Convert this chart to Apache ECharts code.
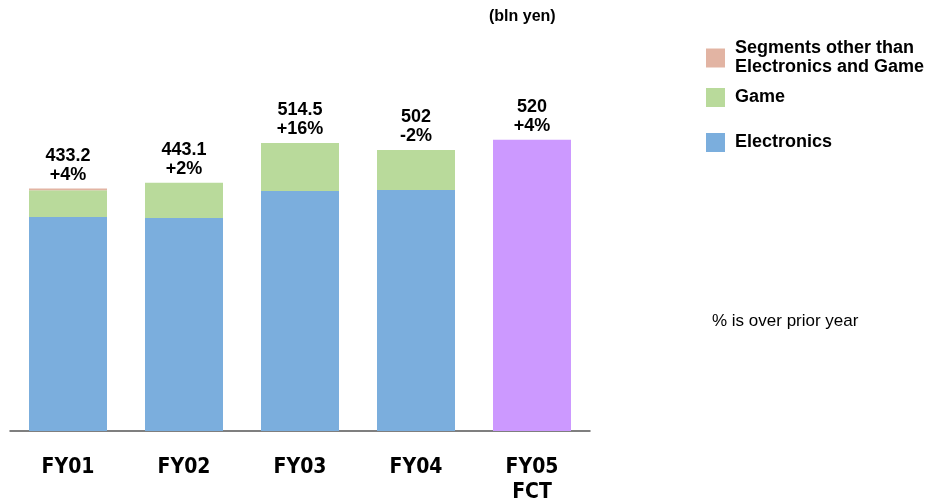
<!DOCTYPE html>
<html>
<head>
<meta charset="utf-8">
<script src="https://cdn.jsdelivr.net/npm/echarts@6/dist/echarts.min.js"></script>
<style>
  html, body { margin: 0; padding: 0; background: #fff; }
  #chart { width: 934px; height: 499px; }
</style>
</head>
<body>
<div id="chart"></div>
<script>
const categories = ["FY01", "FY02", "FY03", "FY04", "FY05\nFCT"];
const electronics = [382, 380.4, 428.6, 430.4, null];
const game = [48, 62.7, 85.9, 71.6, null];
const otherSegments = [3.2, 0, 0, 0, null];
const forecast = [null, null, null, null, 520];
const totals = [433.2, 443.1, 514.5, 502, 520];
const growth = ["+4%", "+2%", "+16%", "-2%", "+4%"];

const FONT = "Liberation Sans, Arial, sans-serif";
const chart = echarts.init(document.getElementById("chart"));

const legendBase = {
  orient: "vertical",
  left: 701,
  itemWidth: 19,
  itemHeight: 19,
  icon: "rect",
  selectedMode: false,
  textStyle: { fontFamily: FONT, fontWeight: "bold", fontSize: 18, color: "#000", lineHeight: 19, padding: [2, 0, 0, 5] }
};

chart.setOption({
  animation: false,
  grid: { left: 10, right: 344, top: 39, bottom: 68, outerBoundsMode: "none" },
  legend: [
    Object.assign({}, legendBase, { top: 33, data: ["Segments other than\nElectronics and Game"] }),
    Object.assign({}, legendBase, { top: 82, data: ["Game"] }),
    Object.assign({}, legendBase, { top: 127, data: ["Electronics"] })
  ],
  xAxis: {
    type: "category",
    data: categories,
    axisLine: { lineStyle: { color: "#555", width: 1.5 } },
    axisTick: { show: false },
    axisLabel: {
      fontFamily: "Liberation Sans Narrow, DejaVu Sans Condensed, Arial, sans-serif",
      fontWeight: "bold",
      fontSize: 21,
      lineHeight: 25,
      color: "#000",
      margin: 24
    }
  },
  yAxis: { type: "value", min: 0, max: 700, show: false },
  graphic: [
    { type: "text", left: 489, top: 9, style: { text: "(bln yen)", font: "bold 16px " + FONT, fill: "#000" } },
    { type: "text", left: 712, top: 313, style: { text: "% is over prior year", font: "17px " + FONT, fill: "#000" } }
  ],
  series: [
    { name: "Electronics", type: "bar", stack: "s", barWidth: 78, data: electronics, itemStyle: { color: "#7baedd" } },
    { name: "Game", type: "bar", stack: "s", data: game, itemStyle: { color: "#b9da9b" } },
    { name: "Segments other than\nElectronics and Game", type: "bar", stack: "s", data: otherSegments, itemStyle: { color: "#e2b4a3" } },
    { name: "Forecast", type: "bar", stack: "s", data: forecast, itemStyle: { color: "#cc99ff" } },
    {
      name: "Total", type: "bar", stack: "s",
      data: totals.map(() => 0),
      itemStyle: { color: "transparent" },
      label: {
        show: true,
        position: "top",
        distance: 4,
        formatter: p => totals[p.dataIndex] + "\n" + growth[p.dataIndex],
        fontFamily: FONT,
        fontWeight: "bold",
        fontSize: 18,
        lineHeight: 19,
        color: "#000"
      }
    }
  ]
});
</script>
</body>
</html>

━━━━━━━━━━

Write out the whole listing exactly, and drop the pictures.

Convert this chart to Apache ECharts code.
<!DOCTYPE html>
<html>
<head>
<meta charset="utf-8">
<script src="https://cdn.jsdelivr.net/npm/echarts@6/dist/echarts.min.js"></script>
<style>
  html, body { margin: 0; padding: 0; background: #fff; }
  #chart { width: 934px; height: 499px; }
</style>
</head>
<body>
<div id="chart"></div>
<script>
const categories = ["FY01", "FY02", "FY03", "FY04", "FY05\nFCT"];
const electronics = [382, 380.4, 428.6, 430.4, null];
const game = [48, 62.7, 85.9, 71.6, null];
const otherSegments = [3.2, 0, 0, 0, null];
const forecast = [null, null, null, null, 520];
const totals = [433.2, 443.1, 514.5, 502, 520];
const growth = ["+4%", "+2%", "+16%", "-2%", "+4%"];

const FONT = "Liberation Sans, Arial, sans-serif";
const chart = echarts.init(document.getElementById("chart"));

const legendBase = {
  orient: "vertical",
  left: 701,
  itemWidth: 19,
  itemHeight: 19,
  icon: "rect",
  selectedMode: false,
  textStyle: { fontFamily: FONT, fontWeight: "bold", fontSize: 18, color: "#000", lineHeight: 19, padding: [2, 0, 0, 5] }
};

chart.setOption({
  animation: false,
  grid: { left: 10, right: 344, top: 39, bottom: 68, outerBoundsMode: "none" },
  legend: [
    Object.assign({}, legendBase, { top: 33, data: ["Segments other than\nElectronics and Game"] }),
    Object.assign({}, legendBase, { top: 82, data: ["Game"] }),
    Object.assign({}, legendBase, { top: 127, data: ["Electronics"] })
  ],
  xAxis: {
    type: "category",
    data: categories,
    axisLine: { lineStyle: { color: "#555", width: 1.5 } },
    axisTick: { show: false },
    axisLabel: {
      fontFamily: "Liberation Sans Narrow, DejaVu Sans Condensed, Arial, sans-serif",
      fontWeight: "bold",
      fontSize: 21,
      lineHeight: 25,
      color: "#000",
      margin: 24
    }
  },
  yAxis: { type: "value", min: 0, max: 700, show: false },
  graphic: [
    { type: "text", left: 489, top: 9, style: { text: "(bln yen)", font: "bold 16px " + FONT, fill: "#000" } },
    { type: "text", left: 712, top: 313, style: { text: "% is over prior year", font: "17px " + FONT, fill: "#000" } }
  ],
  series: [
    { name: "Electronics", type: "bar", stack: "s", barWidth: 78, data: electronics, itemStyle: { color: "#7baedd" } },
    { name: "Game", type: "bar", stack: "s", data: game, itemStyle: { color: "#b9da9b" } },
    { name: "Segments other than\nElectronics and Game", type: "bar", stack: "s", data: otherSegments, itemStyle: { color: "#e2b4a3" } },
    { name: "Forecast", type: "bar", stack: "s", data: forecast, itemStyle: { color: "#cc99ff" } },
    {
      name: "Total", type: "bar", stack: "s",
      data: totals.map(() => 0),
      itemStyle: { color: "transparent" },
      label: {
        show: true,
        position: "top",
        distance: 4,
        formatter: p => totals[p.dataIndex] + "\n" + growth[p.dataIndex],
        fontFamily: FONT,
        fontWeight: "bold",
        fontSize: 18,
        lineHeight: 19,
        color: "#000"
      }
    }
  ]
});
</script>
</body>
</html>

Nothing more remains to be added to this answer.